GLC03175: Gazette of the United States. [No. XL (August 29, 1789)]: Page #3
Original title: GLC03175_p03.jpg
To imitate and applaud such distinguished virtues has a good effect, whether they are crowned with the popular approbation or not. By over-acting the good qualities of any individuals, it stimulates others to practice similar virtues, and aim at similar attainments.
The weakness of heaping too profuse encomiums upon illustrious talents and patriotism, is not so inconvenient as a mistake of a contrary nature. Great inconvenience may attend the extremes of a censorious temper. It may single out particular men as victims to popular resentment, and doom them a sacrifice for evils which happen through the general depravity of the times. An ingenious writer, observing upon complaints of a factious selfish people against their men in office, draws a comparison between them and some Carthagenian armies: Who being at once cowardly and insolent, ran away at the fight of an enemy, and then crucified their Generals for not gaining victory. Few men have either disposition or talents to attend a minute investigation of causes.
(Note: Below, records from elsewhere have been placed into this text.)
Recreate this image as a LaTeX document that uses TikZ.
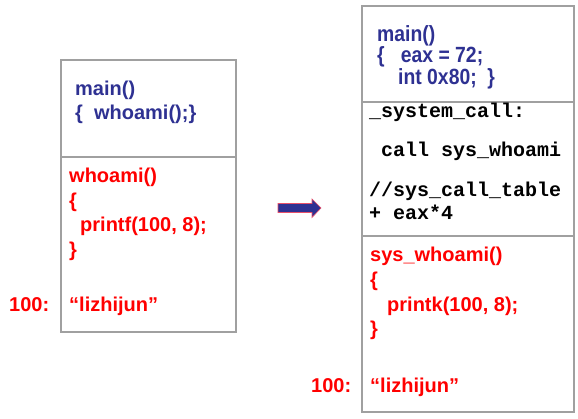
\documentclass[tikz,border=0pt]{standalone}
\usepackage{fontspec}
\setmainfont{Liberation Sans}
\newfontfamily\codefont{Liberation Mono}
\newfontfamily\narrowfont[FakeStretch=0.88]{Liberation Sans}
\usetikzlibrary{positioning}
\definecolor{navy}{HTML}{2E3192}
\definecolor{boxgray}{HTML}{A0A0A0}
\definecolor{arrowred}{HTML}{E8506A}
\tikzset{
  txt/.style={anchor=base west, inner sep=0pt, font=\fontsize{20}{24}\selectfont\bfseries},
  bluetxt/.style={txt, text=navy},
  narrowtxt/.style={anchor=base west, inner sep=0pt, font=\fontsize{22}{26}\selectfont\narrowfont\bfseries, text=navy},
  redtxt/.style={txt, text=red},
  codetxt/.style={anchor=base west, inner sep=0pt, font=\fontsize{20}{24}\selectfont\codefont\bfseries, text=black},
  boxline/.style={draw=boxgray, line width=1.5pt},
}
\begin{document}
\begin{tikzpicture}[x=1pt,y=-1pt]
\useasboundingbox (0,0) rectangle (578,419);
% left box
\draw[boxline] (61,60) rectangle (236,332);
\draw[boxline] (61,157) -- (236,157);
\node[bluetxt] (lmain) at (75,96) {main()};
\node[bluetxt] (lcall) at (75,120) {\{\ \ whoami();\}};
\node[redtxt] (lfn) at (69,183) {whoami()};
\node[redtxt] (lob) at (69,207.5) {\{};
\node[redtxt] (lpr) at (80,232) {printf(100, 8);};
\node[redtxt] (lcb) at (69,256.5) {\}};
\node[redtxt] (lstr) at (69,312) {“lizhijun”};
\node[redtxt] (laddr) at (9,312) {100:};
% arrow
\draw[draw=arrowred, fill=navy, line width=0.6pt]
  (278,203.5) -- (312,203.5) -- (312,199) -- (321,208) -- (312,217.5) -- (312,212.5) -- (278,212.5) -- cycle;
% right box
\draw[boxline] (362,6) rectangle (574,412);
\draw[boxline] (362,102) -- (574,102);
\draw[boxline] (362,236) -- (574,236);
\node[narrowtxt] (rmain) at (377,42) {main()};
\node[narrowtxt] (reax) at (377,63) {\{\ \ \ eax = 72;};
\node[narrowtxt] (rint) at (398,85) {int 0x80;\ \ \}};
\node[codetxt] (rsc) at (369,118) {\_system\_call:};
\node[codetxt] (rcall) at (369,157) {\ call sys\_whoami};
\node[codetxt] (rtab) at (369,197) {//sys\_call\_table};
\node[codetxt] (reax4) at (369,220) {+ eax*4};
\node[redtxt] (rfn) at (370,262) {sys\_whoami()};
\node[redtxt] (rob) at (370,287) {\{};
\node[redtxt] (rpr) at (387,312) {printk(100, 8);};
\node[redtxt] (rcb) at (370,336) {\}};
\node[redtxt] (rstr) at (370,392) {“lizhijun”};
\node[redtxt] (raddr) at (311,392) {100:};
\end{tikzpicture}
\end{document}
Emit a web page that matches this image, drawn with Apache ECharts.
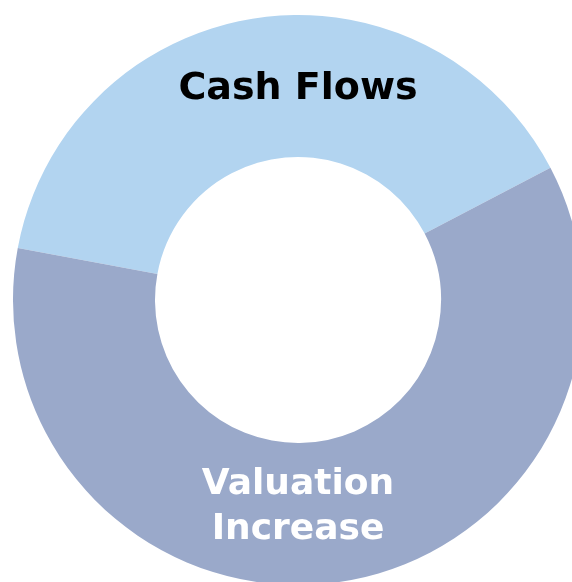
<!DOCTYPE html>
<html lang="en">
<head>
    <meta charset="UTF-8">
    <title>Cash Flows vs Valuation Increase</title>
    <script src="https://cdn.jsdelivr.net/npm/echarts@6/dist/echarts.min.js"></script>
    <style>
        html, body { margin: 0; padding: 0; background: #fff; }
        #main { width: 572px; height: 582px; }
    </style>
</head>
<body>
<div id="main"></div>
<script>
    // slice names and shares
    let names = ['Cash Flows', 'Valuation Increase'];
    let shares = [39.4, 60.6];
    let colors = ['#B2D4F0', '#9AA9CA'];

    let myChart = echarts.init(document.getElementById('main'));

    let fontFam = '"DejaVu Sans", "Open Sans", sans-serif';

    let option = {
        animation: false,
        series: [{
            type: 'pie',
            z: 1,
            center: [298, 300],
            radius: [143, 285],
            startAngle: 169.5,
            clockwise: true,
            label: { show: false },
            labelLine: { show: false },
            itemStyle: { borderWidth: 0 },
            emphasis: { disabled: true },
            data: names.map((n, i) => ({
                name: n,
                value: shares[i],
                itemStyle: { color: colors[i] }
            }))
        }],
        graphic: {
            elements: [
                {
                    type: 'text',
                    z: 100,
                    x: 298,
                    y: 89,
                    style: {
                        text: names[0],
                        fill: '#000',
                        align: 'center',
                        verticalAlign: 'middle',
                        font: 'bold 38px ' + fontFam
                    }
                },
                {
                    type: 'text',
                    z: 100,
                    x: 298,
                    y: 507,
                    style: {
                        text: 'Valuation\nIncrease',
                        fill: '#fff',
                        align: 'center',
                        verticalAlign: 'middle',
                        lineHeight: 45,
                        font: 'bold 36px ' + fontFam
                    }
                }
            ]
        }
    };

    myChart.setOption(option);
</script>
</body>
</html>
When error or calamity prevails, it is a much easier solution of the matter to charge them upon some faults of individuals than to search out a cause in the general temper and conduct of the mass of the people. Men feel a certain pride in being free, and look upon their privileges too important to lie still and unexerted. They wish to give frequent demonstrations that they are not ignorant of what they profess. The more busy, active spirits feel and impatience to display their rights, and suppose they can only shew a commendable care and vigilance over the liberties of the community, in proportion as they reprobate the conduct of men in administration.